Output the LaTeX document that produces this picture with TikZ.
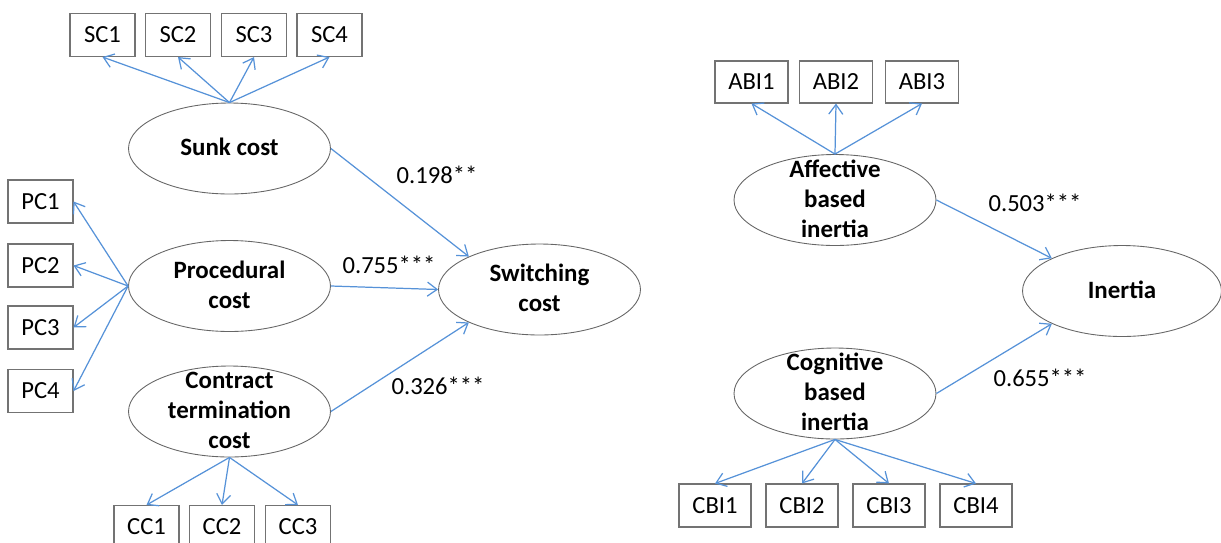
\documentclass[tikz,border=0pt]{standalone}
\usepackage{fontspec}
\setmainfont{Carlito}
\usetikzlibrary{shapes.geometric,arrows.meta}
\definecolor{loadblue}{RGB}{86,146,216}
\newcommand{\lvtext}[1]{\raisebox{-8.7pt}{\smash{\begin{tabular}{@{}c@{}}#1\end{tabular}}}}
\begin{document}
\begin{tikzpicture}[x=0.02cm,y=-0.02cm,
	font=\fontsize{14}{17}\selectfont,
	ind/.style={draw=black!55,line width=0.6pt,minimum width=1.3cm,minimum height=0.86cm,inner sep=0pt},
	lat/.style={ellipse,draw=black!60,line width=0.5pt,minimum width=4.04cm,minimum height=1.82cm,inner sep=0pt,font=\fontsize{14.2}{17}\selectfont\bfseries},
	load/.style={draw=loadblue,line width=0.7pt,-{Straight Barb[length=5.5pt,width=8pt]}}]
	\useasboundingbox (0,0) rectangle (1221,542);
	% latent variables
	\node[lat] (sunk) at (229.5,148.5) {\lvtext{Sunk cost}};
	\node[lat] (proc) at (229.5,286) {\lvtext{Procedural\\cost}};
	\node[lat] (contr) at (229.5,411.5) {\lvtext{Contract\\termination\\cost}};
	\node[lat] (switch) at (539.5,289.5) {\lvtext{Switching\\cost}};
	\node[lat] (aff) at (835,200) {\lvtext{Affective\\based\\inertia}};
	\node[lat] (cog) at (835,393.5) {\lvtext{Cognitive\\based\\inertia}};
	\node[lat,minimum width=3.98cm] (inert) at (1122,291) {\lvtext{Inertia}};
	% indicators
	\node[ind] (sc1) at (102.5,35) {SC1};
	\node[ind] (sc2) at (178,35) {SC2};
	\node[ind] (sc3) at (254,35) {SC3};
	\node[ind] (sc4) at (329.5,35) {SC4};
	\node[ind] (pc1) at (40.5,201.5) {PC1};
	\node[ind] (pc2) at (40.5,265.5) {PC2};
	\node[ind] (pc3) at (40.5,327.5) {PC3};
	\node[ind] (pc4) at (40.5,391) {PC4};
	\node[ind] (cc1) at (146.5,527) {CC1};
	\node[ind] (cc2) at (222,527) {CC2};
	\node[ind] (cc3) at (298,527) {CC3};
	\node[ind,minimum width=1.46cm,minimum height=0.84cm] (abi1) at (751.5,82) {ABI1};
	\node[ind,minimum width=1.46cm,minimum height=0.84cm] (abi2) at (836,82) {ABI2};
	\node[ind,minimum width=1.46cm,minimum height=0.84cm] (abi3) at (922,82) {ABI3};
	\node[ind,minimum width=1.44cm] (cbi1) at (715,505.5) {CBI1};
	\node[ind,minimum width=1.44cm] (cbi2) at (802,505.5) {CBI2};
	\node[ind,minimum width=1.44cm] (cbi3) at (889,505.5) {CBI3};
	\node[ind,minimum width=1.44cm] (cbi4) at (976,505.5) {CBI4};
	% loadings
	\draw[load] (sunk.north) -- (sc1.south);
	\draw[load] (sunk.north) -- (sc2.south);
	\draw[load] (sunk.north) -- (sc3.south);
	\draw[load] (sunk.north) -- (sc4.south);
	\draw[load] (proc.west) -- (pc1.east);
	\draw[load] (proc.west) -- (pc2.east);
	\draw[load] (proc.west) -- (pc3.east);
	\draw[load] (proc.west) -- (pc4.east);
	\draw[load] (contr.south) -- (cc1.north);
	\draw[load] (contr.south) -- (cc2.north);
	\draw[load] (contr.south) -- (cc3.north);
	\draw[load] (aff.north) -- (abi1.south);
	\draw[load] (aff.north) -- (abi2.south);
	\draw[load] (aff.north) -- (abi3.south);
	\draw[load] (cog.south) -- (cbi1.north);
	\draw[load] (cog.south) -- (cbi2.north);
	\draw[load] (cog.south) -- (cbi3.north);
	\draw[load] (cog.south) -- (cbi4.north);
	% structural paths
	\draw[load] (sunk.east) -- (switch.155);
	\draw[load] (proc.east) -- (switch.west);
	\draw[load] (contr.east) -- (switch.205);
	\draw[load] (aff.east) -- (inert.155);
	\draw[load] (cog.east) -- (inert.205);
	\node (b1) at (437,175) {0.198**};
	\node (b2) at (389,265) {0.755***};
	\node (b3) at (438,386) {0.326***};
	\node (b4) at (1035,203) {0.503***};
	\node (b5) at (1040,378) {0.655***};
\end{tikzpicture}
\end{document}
——————
● Direction: Make an exact reproduction of the listing above, without any pictures.

● Problem solution:
Output the LaTeX document that produces this picture with TikZ.
\documentclass[tikz,border=0pt]{standalone}
\usepackage{fontspec}
\setmainfont{Carlito}
\usetikzlibrary{shapes.geometric,arrows.meta}
\definecolor{loadblue}{RGB}{86,146,216}
\newcommand{\lvtext}[1]{\raisebox{-8.7pt}{\smash{\begin{tabular}{@{}c@{}}#1\end{tabular}}}}
\begin{document}
\begin{tikzpicture}[x=0.02cm,y=-0.02cm,
	font=\fontsize{14}{17}\selectfont,
	ind/.style={draw=black!55,line width=0.6pt,minimum width=1.3cm,minimum height=0.86cm,inner sep=0pt},
	lat/.style={ellipse,draw=black!60,line width=0.5pt,minimum width=4.04cm,minimum height=1.82cm,inner sep=0pt,font=\fontsize{14.2}{17}\selectfont\bfseries},
	load/.style={draw=loadblue,line width=0.7pt,-{Straight Barb[length=5.5pt,width=8pt]}}]
	\useasboundingbox (0,0) rectangle (1221,542);
	% latent variables
	\node[lat] (sunk) at (229.5,148.5) {\lvtext{Sunk cost}};
	\node[lat] (proc) at (229.5,286) {\lvtext{Procedural\\cost}};
	\node[lat] (contr) at (229.5,411.5) {\lvtext{Contract\\termination\\cost}};
	\node[lat] (switch) at (539.5,289.5) {\lvtext{Switching\\cost}};
	\node[lat] (aff) at (835,200) {\lvtext{Affective\\based\\inertia}};
	\node[lat] (cog) at (835,393.5) {\lvtext{Cognitive\\based\\inertia}};
	\node[lat,minimum width=3.98cm] (inert) at (1122,291) {\lvtext{Inertia}};
	% indicators
	\node[ind] (sc1) at (102.5,35) {SC1};
	\node[ind] (sc2) at (178,35) {SC2};
	\node[ind] (sc3) at (254,35) {SC3};
	\node[ind] (sc4) at (329.5,35) {SC4};
	\node[ind] (pc1) at (40.5,201.5) {PC1};
	\node[ind] (pc2) at (40.5,265.5) {PC2};
	\node[ind] (pc3) at (40.5,327.5) {PC3};
	\node[ind] (pc4) at (40.5,391) {PC4};
	\node[ind] (cc1) at (146.5,527) {CC1};
	\node[ind] (cc2) at (222,527) {CC2};
	\node[ind] (cc3) at (298,527) {CC3};
	\node[ind,minimum width=1.46cm,minimum height=0.84cm] (abi1) at (751.5,82) {ABI1};
	\node[ind,minimum width=1.46cm,minimum height=0.84cm] (abi2) at (836,82) {ABI2};
	\node[ind,minimum width=1.46cm,minimum height=0.84cm] (abi3) at (922,82) {ABI3};
	\node[ind,minimum width=1.44cm] (cbi1) at (715,505.5) {CBI1};
	\node[ind,minimum width=1.44cm] (cbi2) at (802,505.5) {CBI2};
	\node[ind,minimum width=1.44cm] (cbi3) at (889,505.5) {CBI3};
	\node[ind,minimum width=1.44cm] (cbi4) at (976,505.5) {CBI4};
	% loadings
	\draw[load] (sunk.north) -- (sc1.south);
	\draw[load] (sunk.north) -- (sc2.south);
	\draw[load] (sunk.north) -- (sc3.south);
	\draw[load] (sunk.north) -- (sc4.south);
	\draw[load] (proc.west) -- (pc1.east);
	\draw[load] (proc.west) -- (pc2.east);
	\draw[load] (proc.west) -- (pc3.east);
	\draw[load] (proc.west) -- (pc4.east);
	\draw[load] (contr.south) -- (cc1.north);
	\draw[load] (contr.south) -- (cc2.north);
	\draw[load] (contr.south) -- (cc3.north);
	\draw[load] (aff.north) -- (abi1.south);
	\draw[load] (aff.north) -- (abi2.south);
	\draw[load] (aff.north) -- (abi3.south);
	\draw[load] (cog.south) -- (cbi1.north);
	\draw[load] (cog.south) -- (cbi2.north);
	\draw[load] (cog.south) -- (cbi3.north);
	\draw[load] (cog.south) -- (cbi4.north);
	% structural paths
	\draw[load] (sunk.east) -- (switch.155);
	\draw[load] (proc.east) -- (switch.west);
	\draw[load] (contr.east) -- (switch.205);
	\draw[load] (aff.east) -- (inert.155);
	\draw[load] (cog.east) -- (inert.205);
	\node (b1) at (437,175) {0.198**};
	\node (b2) at (389,265) {0.755***};
	\node (b3) at (438,386) {0.326***};
	\node (b4) at (1035,203) {0.503***};
	\node (b5) at (1040,378) {0.655***};
\end{tikzpicture}
\end{document}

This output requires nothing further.